US President Joe Biden had a “candid” word with Boris Johnson “in private” over the UK’s bitter stand-off with Brussels over post-Brexit trading rules in Northern Ireland, it has emerged.
The White House confirmed Mr Biden – who has spoken of his pride in his Irish roots – raised the ‘sausage wars’ row with the PM after the UK repeatedly played down reports that the spat was overshadowing the G7 summit in Cornwall.
But answering questions from American reporters, US national security adviser Jake Sullivan said Mr Biden had underlined his views with “deep sincerity” to the PM.
“All I’m going to say: they did discuss this issue. They had a candid discussion of it in private,” Mr Sullivan said.
“The president naturally, and with deep sincerity, encouraged the Prime Minister to protect the Good Friday Agreement and the progress made under it.
“The specifics beyond that, I’m not going to get into.”
Mr Sullivan would not be drawn on whether the president had linked the issue to a free trade deal with the UK and did not specify when the conversation took place.
The two leaders held a bilateral meeting on Thursday before the main summit began and afterwards Mr Johnson denied there were major differences between them.
The White House’s disclosure comes after the diplomatic row between London and Brussels saw Foreign Secretary Dominic Raab accuse French President Emmanuel Macron and other senior EU figures of talking about Northern Ireland “as if it was some kind of different country to the UK”.
At his closing news conference, Mr Macron strongly denied that he had ever questioned British sovereignty but insisted the UK must honour the Brexit deal Mr Johnson signed up to.
“On this topic, everyone should return to reason, and my wish is we succeed, collectively, to put in motion what we all decided upon together several months ago,” he said.

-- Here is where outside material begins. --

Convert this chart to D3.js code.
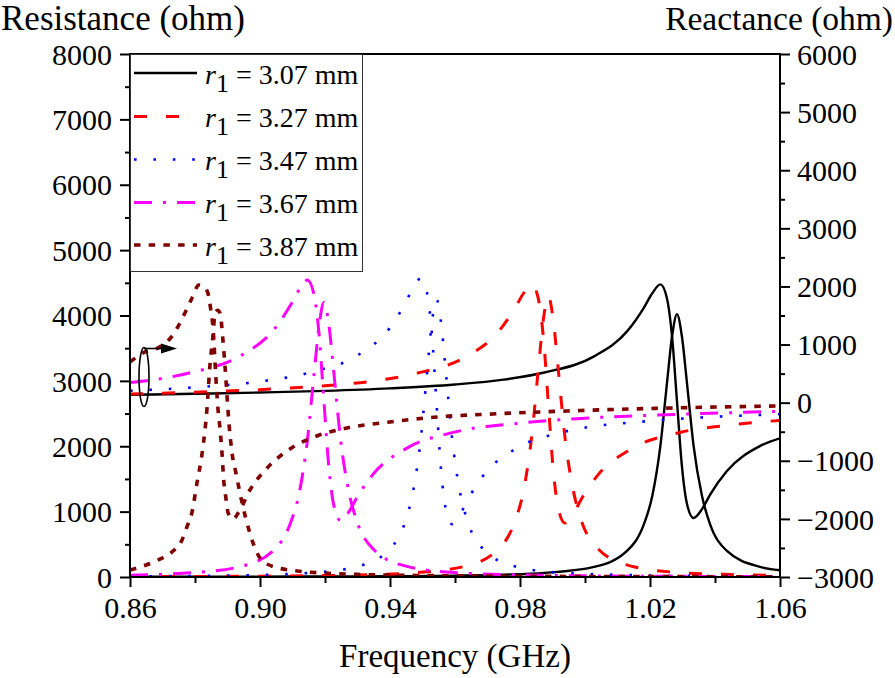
<!DOCTYPE html>
<html>
<head>
<meta charset="utf-8">
<script src="https://cdn.jsdelivr.net/npm/d3@7"></script>
<style>
  body { margin: 0; background: #fff; }
  svg { display: block; }
</style>
</head>
<body>
<svg id="chart" width="895" height="678"></svg>
<script>
// ---- tick values ----
const freqTicks = [0.86, 0.90, 0.94, 0.98, 1.02, 1.06];
const freqMinor = [0.88, 0.92, 0.96, 1.00, 1.04];
const resTicks = [0, 1000, 2000, 3000, 4000, 5000, 6000, 7000, 8000];
const resMinor = [500, 1500, 2500, 3500, 4500, 5500, 6500, 7500];
const reacTicks = [-3000, -2000, -1000, 0, 1000, 2000, 3000, 4000, 5000, 6000];
const reacMinor = [-2500, -1500, -500, 500, 1500, 2500, 3500, 4500, 5500];

// ---- r1 = 3.07 mm ----
const f307 = [0.86, 0.88, 0.90, 0.92, 0.94, 0.96, 0.975, 0.9875, 1.0028, 1.0130, 1.0181, 1.0207, 1.0232, 1.0252, 1.0268, 1.0283, 1.0298, 1.0314, 1.0334, 1.0360, 1.0385, 1.0436, 1.0538, 1.06];
const res307 = [3, 4, 6, 8, 12, 21, 35, 62, 155, 402, 804, 1238, 2010, 2955, 3686, 4020, 3686, 2955, 2010, 1238, 804, 402, 155, 104];
const reac307 = [136, 153, 174, 203, 246, 313, 397, 519, 797, 1231, 1633, 1882, 2035, 1798, 1131, 25, -1081, -1748, -1985, -1832, -1583, -1181, -747, -614];

// ---- r1 = 3.27 mm ----
const f327 = [0.86, 0.88, 0.90, 0.92, 0.935, 0.9479, 0.9632, 0.9734, 0.9785, 0.9811, 0.9836, 0.9856, 0.9872, 0.9887, 0.9902, 0.9918, 0.9938, 0.9964, 0.9989, 1.0040, 1.0142, 1.0295, 1.045, 1.06];
const res327 = [6, 8, 13, 22, 36, 66, 166, 430, 860, 1324, 2150, 3160, 3943, 4300, 3943, 3160, 2150, 1324, 860, 430, 166, 66, 37, 23];
const reac327 = [150, 180, 224, 291, 373, 502, 785, 1224, 1632, 1883, 2040, 1799, 1122, 0, -1139, -1826, -2070, -1911, -1656, -1242, -797, -509, -382, -305];

// ---- r1 = 3.47 mm ----
const f347 = [0.86, 0.88, 0.90, 0.9159, 0.9303, 0.9399, 0.9447, 0.9471, 0.9495, 0.9514, 0.9529, 0.9543, 0.9557, 0.9572, 0.9591, 0.9615, 0.9639, 0.9687, 0.9783, 0.9927, 1.02, 1.04, 1.06];
const res347 = [10, 16, 31, 65, 164, 425, 850, 1308, 2125, 3125, 3897, 4250, 3897, 3125, 2125, 1308, 850, 425, 164, 65, 24, 15, 10];
const reac347 = [206, 264, 365, 526, 824, 1284, 1712, 1975, 2140, 1887, 1177, 0, -1150, -1843, -2090, -1929, -1672, -1254, -805, -514, -314, -243, -199];

// ---- r1 = 3.67 mm ----
const f367 = [0.86, 0.87, 0.8789, 0.8942, 0.9044, 0.9095, 0.9121, 0.9146, 0.9166, 0.9182, 0.9197, 0.9212, 0.9228, 0.9248, 0.9274, 0.9299, 0.9350, 0.9452, 0.9605, 0.98, 1.00, 1.03, 1.06];
const res367 = [28, 41, 65, 162, 420, 840, 1292, 2100, 3088, 3850, 4200, 3850, 3088, 2100, 1292, 840, 420, 162, 65, 32, 18, 10, 6];
const reac367 = [346, 417, 519, 812, 1266, 1688, 1948, 2110, 1861, 1161, 0, -1117, -1790, -2030, -1874, -1624, -1218, -782, -499, -352, -267, -198, -150];

// ---- r1 = 3.87 mm ----
const f387r = [0.86, 0.8686, 0.8729, 0.876, 0.8775, 0.8791, 0.8806, 0.8822, 0.8837, 0.8846, 0.8855, 0.8862, 0.8870, 0.8877, 0.8886, 0.8892, 0.8905, 0.8914, 0.8926, 0.8945, 0.8966, 0.8991, 0.9015, 0.91, 0.93, 0.96, 1.00, 1.06];
const res387 = [107, 260, 382, 566, 765, 994, 1437, 1896, 2584, 3242, 3670, 4050, 4080, 4037, 3624, 3242, 2324, 1896, 1590, 1131, 719, 367, 214, 100, 40, 18, 8, 4];
const f387x = [0.86, 0.8646, 0.8692, 0.8732, 0.8769, 0.8791, 0.8812, 0.8826, 0.8840, 0.8848, 0.8856, 0.8864, 0.8871, 0.8877, 0.8883, 0.8889, 0.8895, 0.8902, 0.8917, 0.8935, 0.8969, 0.9022, 0.9092, 0.9175, 0.9268, 0.94, 0.9545, 0.9717, 0.9945, 1.02, 1.06];
const reac387 = [700, 873, 960, 1165, 1544, 1802, 2026, 2000, 1880, 1620, 1250, 450, -130, -450, -866, -1382, -1640, -1898, -2002, -1880, -1503, -1124, -797, -573, -435, -332, -246, -194, -143, -100, -57];

const seriesLabels = ["3.07", "3.27", "3.47", "3.67", "3.87"];

// ---- styling per series ----
const styles = [
  { color: "#000000", width: 2.4, dash: null },
  { color: "#ff0000", width: 3, dash: "13,19" },
  { color: "#0000ff", width: 2.6, dash: "2.6,16.8" },
  { color: "#ff00ff", width: 3, dash: "18,11,3,11" },
  { color: "#800000", width: 3.6, dash: "6.5,8.2" }
];

const SERIF = '"Liberation Serif"';

const zip = (a, b) => a.map((v, i) => [v, b[i]]);
const resSeries = [zip(f307, res307), zip(f327, res327), zip(f347, res347), zip(f367, res367), zip(f387r, res387)];
const reacSeries = [zip(f307, reac307), zip(f327, reac327), zip(f347, reac347), zip(f367, reac367), zip(f387x, reac387)];

// ---- layout ----
const plotL = 130, plotR = 780, plotT = 54, plotB = 577;
const svg = d3.select("#chart");

const x = d3.scaleLinear().domain([0.86, 1.06]).range([plotL, plotR]);
const yRes = d3.scaleLinear().domain([0, 8000]).range([plotB, plotT]);
const yReac = d3.scaleLinear().domain([-3000, 6000]).range([plotB, plotT]);

svg.append("defs").append("clipPath").attr("id", "plot")
  .append("rect").attr("x", plotL).attr("y", plotT).attr("width", plotR - plotL).attr("height", plotB - plotT);

const curves = svg.append("g").attr("clip-path", "url(#plot)");

const lineRes = d3.line().x(d => x(d[0])).y(d => yRes(d[1])).curve(d3.curveMonotoneX);
const lineReac = d3.line().x(d => x(d[0])).y(d => yReac(d[1])).curve(d3.curveMonotoneX);

styles.forEach((s, i) => {
  [lineReac(reacSeries[i]), lineRes(resSeries[i])].forEach(dPath => {
    curves.append("path")
      .attr("d", dPath)
      .attr("fill", "none")
      .attr("stroke", s.color)
      .attr("stroke-width", s.width)
      .attr("stroke-dasharray", s.dash)
      .attr("stroke-linejoin", "round");
  });
});

// ---- axes ----
function styleAxis(g) {
  g.select(".domain").remove();
  g.selectAll(".tick line").attr("stroke", "#000").attr("stroke-width", 2);
  g.selectAll("text").attr("fill", "#000")
    .style("font-family", SERIF).style("font-size", "30px");
}

svg.append("g").attr("transform", `translate(0,${plotB})`)
  .call(d3.axisBottom(x).tickValues(freqTicks).tickSize(10).tickPadding(10).tickFormat(d3.format(".2f")))
  .call(styleAxis);
svg.append("g").attr("transform", `translate(0,${plotB})`)
  .call(d3.axisBottom(x).tickValues(freqMinor).tickSize(6).tickFormat(""))
  .call(styleAxis);

svg.append("g").attr("transform", `translate(${plotL},0)`)
  .call(d3.axisLeft(yRes).tickValues(resTicks).tickSize(10).tickPadding(8).tickFormat(d3.format("d")))
  .call(styleAxis)
  .selectAll("text").attr("dy", "0.34em");
svg.append("g").attr("transform", `translate(${plotL},0)`)
  .call(d3.axisLeft(yRes).tickValues(resMinor).tickSize(5).tickFormat(""))
  .call(styleAxis);

svg.append("g").attr("transform", `translate(${plotR},0)`)
  .call(d3.axisRight(yReac).tickValues(reacTicks).tickSize(10).tickPadding(7).tickFormat(d3.format("d")))
  .call(styleAxis)
  .selectAll("text").attr("dy", "0.34em");
svg.append("g").attr("transform", `translate(${plotR},0)`)
  .call(d3.axisRight(yReac).tickValues(reacMinor).tickSize(5).tickFormat(""))
  .call(styleAxis);

// plot frame
svg.append("rect")
  .attr("x", plotL).attr("y", plotT).attr("width", plotR - plotL).attr("height", plotB - plotT)
  .attr("fill", "none").attr("stroke", "#000").attr("stroke-width", 2);

// ---- axis titles ----
function title(xp, yp, anchor, size, txt) {
  svg.append("text").attr("x", xp).attr("y", yp).attr("text-anchor", anchor)
    .style("font-family", SERIF).style("font-size", size).text(txt);
}
title(1, 30, "start", "35px", "Resistance (ohm)");
title(893, 30, "end", "33.5px", "Reactance (ohm)");
title((plotL + plotR) / 2, 667, "middle", "33px", "Frequency (GHz)");

// ---- annotation: ellipse marking the reactance curves, arrow to right axis ----
svg.append("ellipse").attr("cx", 144).attr("cy", 377).attr("rx", 5).attr("ry", 29.5)
  .attr("fill", "none").attr("stroke", "#000").attr("stroke-width", 1.6);
svg.append("line").attr("x1", 144).attr("y1", 348.5).attr("x2", 163).attr("y2", 348.5)
  .attr("stroke", "#000").attr("stroke-width", 1.6);
svg.append("path").attr("d", "M161,343.5 L177,348.5 L161,353.5 Z").attr("fill", "#000");

// ---- legend ----
const legend = svg.append("g");
legend.append("rect").attr("x", 130.5).attr("y", 54.5).attr("width", 232).attr("height", 217)
  .attr("fill", "#fff").attr("stroke", "#333").attr("stroke-width", 1);
const rowY = [73, 116.5, 159.5, 202.5, 245];
styles.forEach((s, i) => {
  legend.append("line")
    .attr("x1", 134).attr("x2", 197).attr("y1", rowY[i]).attr("y2", rowY[i])
    .attr("stroke", s.color).attr("stroke-width", s.width).attr("stroke-dasharray", s.dash);
  const t = legend.append("text").attr("x", 205).attr("y", rowY[i] + 10.5)
    .style("font-family", SERIF).style("font-size", "28px");
  t.append("tspan").style("font-style", "italic").text("r");
  t.append("tspan").attr("dy", 8).style("font-size", "26px").text("1");
  t.append("tspan").attr("dy", -8).text(` = ${seriesLabels[i]} mm`);
});
</script>
</body>
</html>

“We should do it in all calm and with mutual respect, and I think that polemics every morning are not helpful.”
The continuing row over the implementation of the Northern Ireland Protocol in the agreement – intended to protect the peace process by ensuring there is no return to a hard border with the Republic – overshadowed much of the summit.
Mr Johnson repeated his warning that he could unilaterally delay the latest checks on chilled meats moving from Great Britain to Northern Ireland – due to come into force at the end of the month – unless there was a resolution to the dispute.
The EU has previous said that its patience is wearing “very, very thin” and had threatened to launch a trade war unless the UK abides by its treaty obligations.